In all aspects of our lives, the things that matter most are precisely the things we cannot quantify. You cannot measure love, though you definitely feel the pangs of its absence. You cannot strategize calling, though you can sense the frustration when your life is misaligned to it. As much as my 12-year old would like to photograph the presence of God, people have (to the puzzlement of many) organized their entire lives and society around it for millennia.
Wiman states that ninety-five percent of Nobel Prize-winning physicists in the twentieth century believed in God. These were people who spent their lives studying the material world at its most fundamental level, and what they found there didn’t lead them away from the divine but deeper into it. The more they understood about how reality works, the less it looked like a closed system of material causes and the more it looked like music we’re already inside.

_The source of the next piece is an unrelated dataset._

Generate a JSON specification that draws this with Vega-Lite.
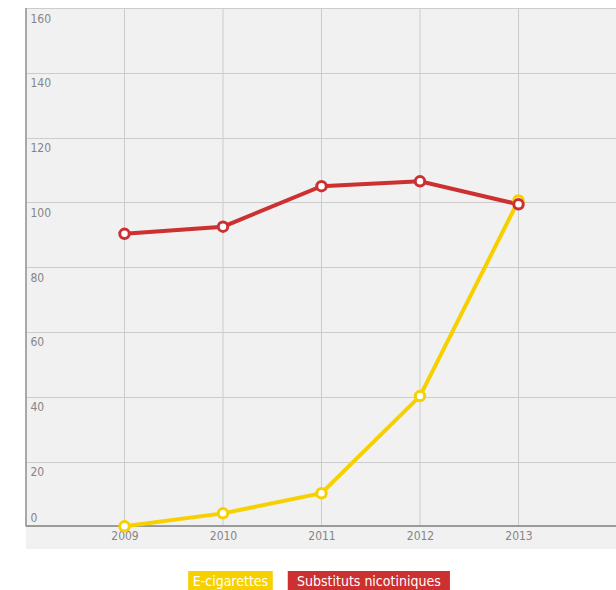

I think about our artists in Red Vineyard, learning that their creative work isn’t about producing something impressive but attending to what wants to emerge. Or the folks in our Nautilus program, discovering that spiritual formation is less about self-improvement and more about a growing attentiveness to what God is already doing. What they’re all discovering is how reality actually works, once you start taking the unseen seriously.
The disciplines of this deeper attention that the Christian tradition has preserved like contemplative prayer, listening prayer, the Prayer of Examen, and lectio divina aren’t techniques for manufacturing religious experience or self-soothing. They’re practices for awakening ourselves to spiritual frequencies that are always broadcasting. They’re how we learn to live as if the unseen realm is not less real or important than the seen but more fundamental to it.
This is why for us formation always precedes productivity and why cultivating the inner life isn’t optional for the outer life but is its very ground. We cannot steward what we do not first perceive. If we do not see God’s unseen kingdom first, we will fall into the age-old trap of building our own fueled by dominating others instead of loving God.
The deeper problems that poison the soil of selves and society aren’t that we lack solutions but that we’ve become ignorant to unseen realities that underlie our world. We want problems we can solve rather than perceive realities we must learn to rightly inhabit. The good news is that consciousness, meaning, and love, are not abstract problems to be solved, but invitations to perceive with a deeper reality. When we encounter Christ, we come to a door (John 10:7-9) and a homecoming that opens up these transcendent realities. When we cross that threshold, we join those who throughout history have heard this primordial symphony and produced work that has invigorated and clarified our human calling.
Taking the unseen seriously means discovering ancient and new disciplines and modes of living that make perception possible. It means trusting that the most important things aren’t the most obvious and accessible to us. We are participants in a reality far larger and stranger and more beautiful than our reduction of it to manageable categories.
It is wonderfully liberating when we realize that the seen world doesn’t make sense on its own terms. Our work, when accompanied by this wisdom, is connecting this seen to its unseen life-source. When this interdependence is discovered, we laugh because we cannot contain the childlike joy of seeing the magic of this world as it actually is.